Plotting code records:
★ ★ ★ ★ ★
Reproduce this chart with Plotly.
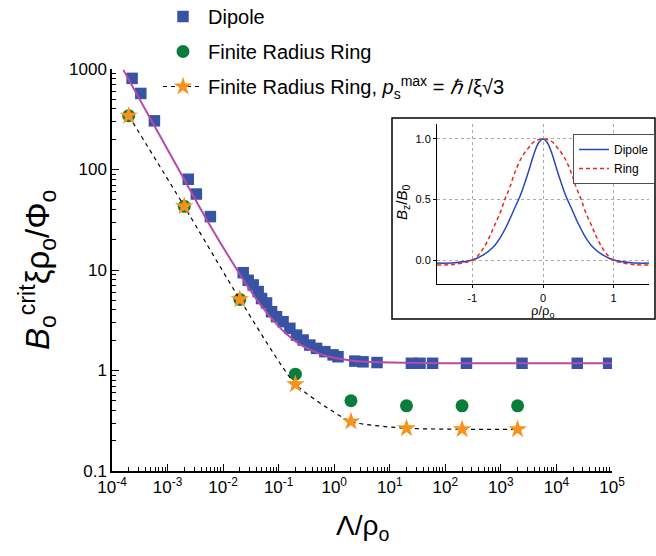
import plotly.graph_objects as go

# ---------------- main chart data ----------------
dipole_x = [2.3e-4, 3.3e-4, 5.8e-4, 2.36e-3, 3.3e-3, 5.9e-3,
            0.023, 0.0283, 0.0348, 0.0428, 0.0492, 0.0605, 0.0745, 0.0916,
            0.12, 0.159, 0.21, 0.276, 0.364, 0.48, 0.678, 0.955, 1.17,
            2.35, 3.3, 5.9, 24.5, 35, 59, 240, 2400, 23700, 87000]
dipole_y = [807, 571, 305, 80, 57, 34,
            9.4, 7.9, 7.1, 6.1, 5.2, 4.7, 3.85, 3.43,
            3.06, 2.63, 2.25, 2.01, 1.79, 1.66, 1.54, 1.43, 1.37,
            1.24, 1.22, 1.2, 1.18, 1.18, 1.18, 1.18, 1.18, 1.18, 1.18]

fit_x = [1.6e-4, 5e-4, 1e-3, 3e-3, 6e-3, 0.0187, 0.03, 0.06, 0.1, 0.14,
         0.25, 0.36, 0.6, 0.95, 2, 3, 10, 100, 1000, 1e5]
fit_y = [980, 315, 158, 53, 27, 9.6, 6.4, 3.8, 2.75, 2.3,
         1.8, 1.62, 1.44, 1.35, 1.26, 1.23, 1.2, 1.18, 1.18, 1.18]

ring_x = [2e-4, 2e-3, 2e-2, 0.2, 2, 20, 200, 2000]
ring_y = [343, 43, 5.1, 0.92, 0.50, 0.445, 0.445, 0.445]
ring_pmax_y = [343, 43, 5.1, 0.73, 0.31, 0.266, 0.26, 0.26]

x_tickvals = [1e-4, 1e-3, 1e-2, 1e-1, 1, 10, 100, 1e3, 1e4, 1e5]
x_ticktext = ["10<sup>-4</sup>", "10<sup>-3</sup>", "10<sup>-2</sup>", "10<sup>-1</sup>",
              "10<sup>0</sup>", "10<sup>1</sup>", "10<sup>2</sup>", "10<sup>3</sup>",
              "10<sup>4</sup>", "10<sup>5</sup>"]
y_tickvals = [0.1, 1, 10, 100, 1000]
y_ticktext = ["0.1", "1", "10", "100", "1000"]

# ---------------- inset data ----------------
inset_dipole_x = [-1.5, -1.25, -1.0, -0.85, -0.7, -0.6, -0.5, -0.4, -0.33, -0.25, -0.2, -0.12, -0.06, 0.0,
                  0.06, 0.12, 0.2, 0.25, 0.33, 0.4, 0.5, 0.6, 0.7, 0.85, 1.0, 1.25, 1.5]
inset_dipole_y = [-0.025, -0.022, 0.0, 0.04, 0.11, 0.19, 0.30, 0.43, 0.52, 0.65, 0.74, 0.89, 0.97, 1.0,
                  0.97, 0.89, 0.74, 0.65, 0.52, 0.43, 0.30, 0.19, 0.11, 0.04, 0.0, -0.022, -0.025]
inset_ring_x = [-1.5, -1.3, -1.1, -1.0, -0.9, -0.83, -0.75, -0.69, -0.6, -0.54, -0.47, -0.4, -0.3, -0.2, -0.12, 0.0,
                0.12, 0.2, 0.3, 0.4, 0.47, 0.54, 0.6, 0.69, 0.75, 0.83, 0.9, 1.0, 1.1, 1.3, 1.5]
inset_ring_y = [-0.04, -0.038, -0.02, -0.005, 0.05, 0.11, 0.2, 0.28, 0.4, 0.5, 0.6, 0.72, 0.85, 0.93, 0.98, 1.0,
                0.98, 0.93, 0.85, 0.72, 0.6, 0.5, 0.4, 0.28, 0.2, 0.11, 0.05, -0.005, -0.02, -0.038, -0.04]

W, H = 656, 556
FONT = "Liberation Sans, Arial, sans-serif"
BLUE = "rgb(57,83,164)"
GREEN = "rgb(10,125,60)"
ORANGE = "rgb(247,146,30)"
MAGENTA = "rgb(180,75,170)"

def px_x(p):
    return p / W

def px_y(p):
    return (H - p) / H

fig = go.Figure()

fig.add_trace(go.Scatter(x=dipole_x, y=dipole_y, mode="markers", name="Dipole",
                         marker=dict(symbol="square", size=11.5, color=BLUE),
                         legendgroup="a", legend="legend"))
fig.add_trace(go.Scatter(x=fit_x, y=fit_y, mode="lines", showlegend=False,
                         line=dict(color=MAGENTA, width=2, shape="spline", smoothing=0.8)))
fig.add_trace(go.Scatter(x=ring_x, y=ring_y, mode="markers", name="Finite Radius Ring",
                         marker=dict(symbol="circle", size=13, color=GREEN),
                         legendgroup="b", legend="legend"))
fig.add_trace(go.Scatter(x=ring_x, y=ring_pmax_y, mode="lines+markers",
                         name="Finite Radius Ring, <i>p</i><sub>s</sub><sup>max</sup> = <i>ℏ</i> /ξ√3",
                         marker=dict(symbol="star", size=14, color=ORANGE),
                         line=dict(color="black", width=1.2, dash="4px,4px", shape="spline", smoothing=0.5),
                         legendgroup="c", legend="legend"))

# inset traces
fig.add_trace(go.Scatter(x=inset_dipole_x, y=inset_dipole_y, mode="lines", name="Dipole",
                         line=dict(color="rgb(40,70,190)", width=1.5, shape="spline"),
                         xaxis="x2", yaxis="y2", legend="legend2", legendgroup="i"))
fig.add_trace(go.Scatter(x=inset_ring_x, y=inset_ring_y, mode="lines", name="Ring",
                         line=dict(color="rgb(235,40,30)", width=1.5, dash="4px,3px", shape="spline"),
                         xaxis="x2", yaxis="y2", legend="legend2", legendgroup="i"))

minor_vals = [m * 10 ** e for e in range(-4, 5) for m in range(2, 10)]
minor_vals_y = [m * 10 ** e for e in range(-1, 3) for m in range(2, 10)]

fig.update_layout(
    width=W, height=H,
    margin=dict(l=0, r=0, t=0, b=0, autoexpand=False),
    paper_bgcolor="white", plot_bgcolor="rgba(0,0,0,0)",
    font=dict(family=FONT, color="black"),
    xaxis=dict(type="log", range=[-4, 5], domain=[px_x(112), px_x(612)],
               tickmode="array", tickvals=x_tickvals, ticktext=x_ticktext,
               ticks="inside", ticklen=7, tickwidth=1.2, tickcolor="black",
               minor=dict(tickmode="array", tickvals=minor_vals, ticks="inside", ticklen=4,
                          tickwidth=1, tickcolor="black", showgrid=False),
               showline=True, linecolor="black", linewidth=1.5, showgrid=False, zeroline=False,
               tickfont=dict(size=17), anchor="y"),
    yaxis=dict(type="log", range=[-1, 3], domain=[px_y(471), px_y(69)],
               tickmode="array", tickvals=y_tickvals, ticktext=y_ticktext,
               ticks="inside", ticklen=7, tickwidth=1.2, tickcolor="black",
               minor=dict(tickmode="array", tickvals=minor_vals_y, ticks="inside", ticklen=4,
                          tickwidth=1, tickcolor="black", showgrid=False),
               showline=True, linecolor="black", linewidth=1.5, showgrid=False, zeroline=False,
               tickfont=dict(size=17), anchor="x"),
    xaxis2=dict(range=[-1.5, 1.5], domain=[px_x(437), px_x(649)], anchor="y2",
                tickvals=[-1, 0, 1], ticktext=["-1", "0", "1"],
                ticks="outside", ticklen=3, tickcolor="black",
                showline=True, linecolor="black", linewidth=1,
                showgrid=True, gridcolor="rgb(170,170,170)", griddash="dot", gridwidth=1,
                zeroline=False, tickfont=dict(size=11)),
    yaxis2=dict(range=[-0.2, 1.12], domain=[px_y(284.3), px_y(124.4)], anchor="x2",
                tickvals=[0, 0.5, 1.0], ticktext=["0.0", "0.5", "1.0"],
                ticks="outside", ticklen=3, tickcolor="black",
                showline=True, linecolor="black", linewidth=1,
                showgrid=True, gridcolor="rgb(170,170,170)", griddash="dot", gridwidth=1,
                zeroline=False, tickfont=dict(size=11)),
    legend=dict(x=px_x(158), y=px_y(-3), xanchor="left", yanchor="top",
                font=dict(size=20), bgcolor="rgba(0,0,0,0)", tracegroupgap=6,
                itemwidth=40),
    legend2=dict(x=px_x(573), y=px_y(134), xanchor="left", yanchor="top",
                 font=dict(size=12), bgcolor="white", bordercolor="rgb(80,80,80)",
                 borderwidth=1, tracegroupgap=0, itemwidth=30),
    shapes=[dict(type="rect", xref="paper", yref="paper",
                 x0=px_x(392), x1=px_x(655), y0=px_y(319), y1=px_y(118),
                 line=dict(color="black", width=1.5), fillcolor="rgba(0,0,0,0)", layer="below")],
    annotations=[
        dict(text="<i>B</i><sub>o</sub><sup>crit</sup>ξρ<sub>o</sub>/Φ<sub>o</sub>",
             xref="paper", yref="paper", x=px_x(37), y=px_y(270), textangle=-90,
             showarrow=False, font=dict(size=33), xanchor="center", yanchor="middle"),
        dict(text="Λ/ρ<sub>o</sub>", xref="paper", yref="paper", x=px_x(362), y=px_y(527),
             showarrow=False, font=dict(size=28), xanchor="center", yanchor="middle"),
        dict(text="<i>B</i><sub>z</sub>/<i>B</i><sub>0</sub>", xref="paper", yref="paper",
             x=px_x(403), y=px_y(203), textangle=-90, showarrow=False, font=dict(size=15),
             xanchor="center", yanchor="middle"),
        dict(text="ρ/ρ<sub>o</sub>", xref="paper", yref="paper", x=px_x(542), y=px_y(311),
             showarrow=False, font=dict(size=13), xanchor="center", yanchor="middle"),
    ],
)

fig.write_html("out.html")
★ ★ ★ ★ ★
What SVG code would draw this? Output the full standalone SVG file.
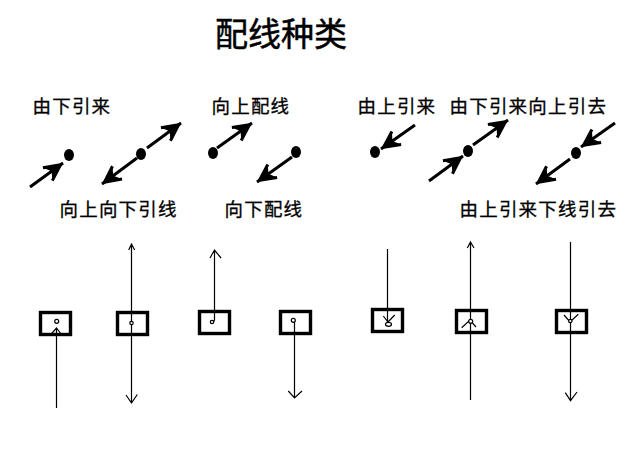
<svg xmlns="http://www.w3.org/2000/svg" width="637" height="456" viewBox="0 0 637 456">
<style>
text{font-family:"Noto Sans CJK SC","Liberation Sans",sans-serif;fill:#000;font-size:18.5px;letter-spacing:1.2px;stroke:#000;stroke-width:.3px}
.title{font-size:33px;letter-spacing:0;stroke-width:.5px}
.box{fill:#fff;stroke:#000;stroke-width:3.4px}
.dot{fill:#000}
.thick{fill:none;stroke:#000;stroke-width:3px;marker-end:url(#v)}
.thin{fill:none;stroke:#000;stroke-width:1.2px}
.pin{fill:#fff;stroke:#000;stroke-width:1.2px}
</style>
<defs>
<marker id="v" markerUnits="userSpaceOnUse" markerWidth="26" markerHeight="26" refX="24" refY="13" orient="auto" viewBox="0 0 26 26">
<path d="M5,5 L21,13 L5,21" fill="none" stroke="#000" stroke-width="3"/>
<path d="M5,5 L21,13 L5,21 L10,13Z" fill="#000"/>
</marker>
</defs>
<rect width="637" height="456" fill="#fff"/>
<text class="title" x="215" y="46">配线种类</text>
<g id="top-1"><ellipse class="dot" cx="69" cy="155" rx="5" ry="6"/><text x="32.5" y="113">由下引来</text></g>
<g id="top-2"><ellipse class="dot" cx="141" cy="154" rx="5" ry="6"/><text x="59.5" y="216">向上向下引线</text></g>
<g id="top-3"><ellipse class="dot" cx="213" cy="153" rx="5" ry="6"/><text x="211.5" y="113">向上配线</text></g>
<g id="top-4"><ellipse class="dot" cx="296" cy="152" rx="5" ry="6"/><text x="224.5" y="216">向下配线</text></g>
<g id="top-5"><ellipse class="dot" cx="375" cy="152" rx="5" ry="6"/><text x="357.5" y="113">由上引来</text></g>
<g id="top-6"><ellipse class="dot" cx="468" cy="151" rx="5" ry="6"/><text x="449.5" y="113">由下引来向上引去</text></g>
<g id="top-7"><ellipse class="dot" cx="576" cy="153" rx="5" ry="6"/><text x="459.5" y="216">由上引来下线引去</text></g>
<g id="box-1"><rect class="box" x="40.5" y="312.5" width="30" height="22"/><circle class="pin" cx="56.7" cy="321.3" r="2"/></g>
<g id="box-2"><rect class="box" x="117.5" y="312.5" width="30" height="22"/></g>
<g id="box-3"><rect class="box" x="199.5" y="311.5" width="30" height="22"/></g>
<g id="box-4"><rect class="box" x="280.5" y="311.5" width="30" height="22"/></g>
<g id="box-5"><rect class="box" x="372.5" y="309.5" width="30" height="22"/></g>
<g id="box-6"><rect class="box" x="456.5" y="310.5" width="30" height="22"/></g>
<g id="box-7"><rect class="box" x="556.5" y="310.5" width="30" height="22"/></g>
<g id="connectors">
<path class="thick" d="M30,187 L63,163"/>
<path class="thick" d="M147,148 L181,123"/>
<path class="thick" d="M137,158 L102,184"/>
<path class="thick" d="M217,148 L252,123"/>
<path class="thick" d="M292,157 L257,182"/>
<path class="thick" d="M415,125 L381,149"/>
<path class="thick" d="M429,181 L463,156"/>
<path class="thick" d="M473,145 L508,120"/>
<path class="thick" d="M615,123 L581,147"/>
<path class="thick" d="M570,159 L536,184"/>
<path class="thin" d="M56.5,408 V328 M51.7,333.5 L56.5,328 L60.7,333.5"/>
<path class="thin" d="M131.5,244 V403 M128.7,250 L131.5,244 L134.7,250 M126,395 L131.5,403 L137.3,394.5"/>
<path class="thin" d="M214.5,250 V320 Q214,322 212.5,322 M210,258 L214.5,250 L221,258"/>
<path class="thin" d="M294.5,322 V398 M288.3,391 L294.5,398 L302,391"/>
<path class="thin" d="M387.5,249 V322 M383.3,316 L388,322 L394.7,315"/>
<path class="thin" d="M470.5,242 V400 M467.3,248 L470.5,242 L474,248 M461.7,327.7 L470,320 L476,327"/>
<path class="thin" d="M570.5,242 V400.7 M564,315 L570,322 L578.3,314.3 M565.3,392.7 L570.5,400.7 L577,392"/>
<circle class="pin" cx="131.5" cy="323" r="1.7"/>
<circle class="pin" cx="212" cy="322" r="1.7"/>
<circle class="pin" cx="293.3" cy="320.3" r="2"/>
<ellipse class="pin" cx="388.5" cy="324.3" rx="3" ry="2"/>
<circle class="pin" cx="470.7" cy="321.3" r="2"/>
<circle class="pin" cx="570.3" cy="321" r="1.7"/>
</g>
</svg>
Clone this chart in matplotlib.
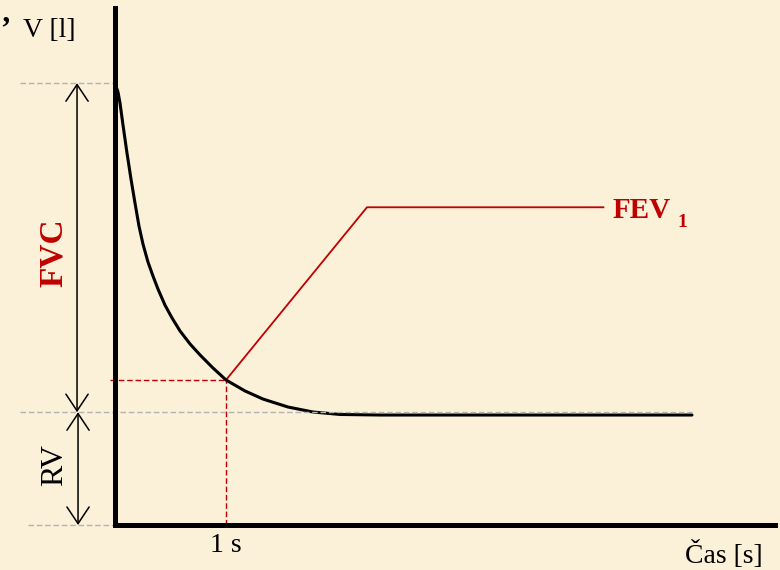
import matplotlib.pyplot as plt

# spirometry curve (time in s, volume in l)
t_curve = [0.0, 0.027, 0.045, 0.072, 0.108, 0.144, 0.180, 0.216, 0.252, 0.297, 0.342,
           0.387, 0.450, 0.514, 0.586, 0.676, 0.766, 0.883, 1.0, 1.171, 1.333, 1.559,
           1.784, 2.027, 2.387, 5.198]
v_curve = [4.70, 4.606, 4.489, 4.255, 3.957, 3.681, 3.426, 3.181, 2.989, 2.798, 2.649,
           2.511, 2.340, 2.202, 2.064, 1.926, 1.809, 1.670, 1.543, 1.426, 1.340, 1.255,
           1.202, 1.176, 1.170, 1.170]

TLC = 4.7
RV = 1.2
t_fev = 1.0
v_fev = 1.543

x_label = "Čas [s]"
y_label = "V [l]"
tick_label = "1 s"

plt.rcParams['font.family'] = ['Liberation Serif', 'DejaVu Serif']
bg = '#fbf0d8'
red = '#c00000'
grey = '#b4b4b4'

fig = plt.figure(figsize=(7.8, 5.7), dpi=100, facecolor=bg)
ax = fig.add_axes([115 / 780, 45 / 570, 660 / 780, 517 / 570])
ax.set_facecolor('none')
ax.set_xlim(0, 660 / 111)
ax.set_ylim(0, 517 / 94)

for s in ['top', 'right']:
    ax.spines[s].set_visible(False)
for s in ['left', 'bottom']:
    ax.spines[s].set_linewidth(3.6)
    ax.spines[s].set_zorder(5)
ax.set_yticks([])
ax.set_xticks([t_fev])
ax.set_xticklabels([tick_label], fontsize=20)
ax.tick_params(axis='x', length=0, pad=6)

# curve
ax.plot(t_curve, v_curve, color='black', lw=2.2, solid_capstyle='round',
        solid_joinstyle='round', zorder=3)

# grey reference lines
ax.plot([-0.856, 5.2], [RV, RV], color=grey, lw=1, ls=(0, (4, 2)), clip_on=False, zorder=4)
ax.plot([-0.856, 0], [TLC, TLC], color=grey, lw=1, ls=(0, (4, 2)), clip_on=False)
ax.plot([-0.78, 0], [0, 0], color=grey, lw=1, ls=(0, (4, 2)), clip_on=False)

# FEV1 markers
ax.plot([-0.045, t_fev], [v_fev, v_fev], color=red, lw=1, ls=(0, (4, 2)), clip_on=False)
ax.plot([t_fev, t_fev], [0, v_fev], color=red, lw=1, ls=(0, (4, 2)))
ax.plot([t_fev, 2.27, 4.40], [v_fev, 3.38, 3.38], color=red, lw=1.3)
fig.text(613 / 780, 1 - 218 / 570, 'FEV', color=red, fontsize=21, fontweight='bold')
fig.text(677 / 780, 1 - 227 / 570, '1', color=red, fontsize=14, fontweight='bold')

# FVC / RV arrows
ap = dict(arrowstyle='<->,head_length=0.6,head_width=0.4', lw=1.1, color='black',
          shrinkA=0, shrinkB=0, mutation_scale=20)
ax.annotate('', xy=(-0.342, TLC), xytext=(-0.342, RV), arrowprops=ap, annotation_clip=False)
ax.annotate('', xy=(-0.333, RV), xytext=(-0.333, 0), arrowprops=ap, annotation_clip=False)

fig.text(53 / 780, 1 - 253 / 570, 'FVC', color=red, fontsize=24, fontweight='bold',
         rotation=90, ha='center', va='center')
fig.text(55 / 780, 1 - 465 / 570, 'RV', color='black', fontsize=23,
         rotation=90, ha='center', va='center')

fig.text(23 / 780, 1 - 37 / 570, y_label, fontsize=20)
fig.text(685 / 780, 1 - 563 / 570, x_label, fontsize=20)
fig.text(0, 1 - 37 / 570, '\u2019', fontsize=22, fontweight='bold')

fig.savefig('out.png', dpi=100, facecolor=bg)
★ ★ ★ ★ ★
* _Task_
Extract all lines from the data in which "matplotlib" is found.

* _Response_
Clone this chart in matplotlib.
import matplotlib.pyplot as plt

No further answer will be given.